Auditor – ORC Chapter 319
The county auditor is the only elected official, aside from the one commissioner, that is elected in the gubernatorial election year. All other county elected officials are elected in the presidential election year. If the commissioners do not appoint a clerk, the auditor is, by statute, the clerk of the board of county commissioners.
The auditor is the chief fiscal officer of the county. As the county’s chief fiscal officer, the auditor has the responsibility to keep the official record of all county government receipts and disbursements. The auditor is a very important office from the perspective of county commissioners because it is the responsibility of the office to certify to the commissioners an estimate of available revenue that they may appropriate for county agencies and departments. When the county makes a purchase or enters into a contract, the auditor must certify that funds are available or in the process of collection from the appropriate account. This assures that no agency spends more than the commissioners appropriate for various purposes.

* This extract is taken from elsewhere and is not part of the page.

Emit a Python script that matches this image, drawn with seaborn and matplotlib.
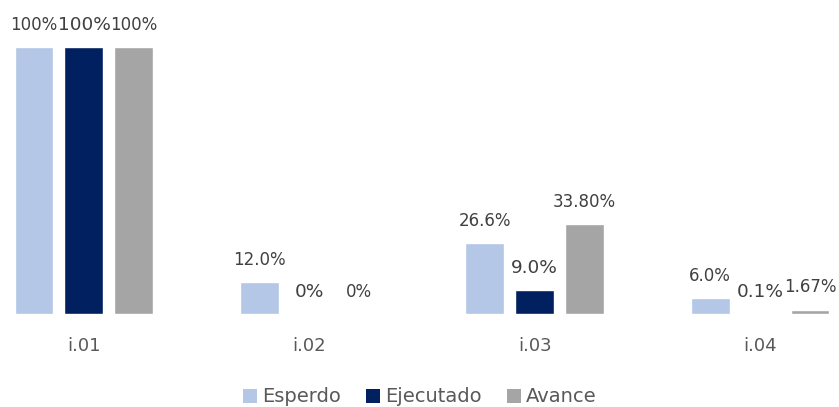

In addition, the auditor issues warrants to pay county bills, and serves as the “paymaster” for all county employees. The auditor prepares a detailed annual report of all revenue and expenditures by fund under rules of the state auditor.
Another major responsibility of the auditor relates to the administration of Ohio’s property tax law. As the appraiser of real property, the auditor must assure that every parcel of land and buildings and improvements are fairly and uniformly appraised and then assessed for tax purposes. The auditor directs a general reappraisal of real property every six years with an update being performed during the third year after the reappraisal.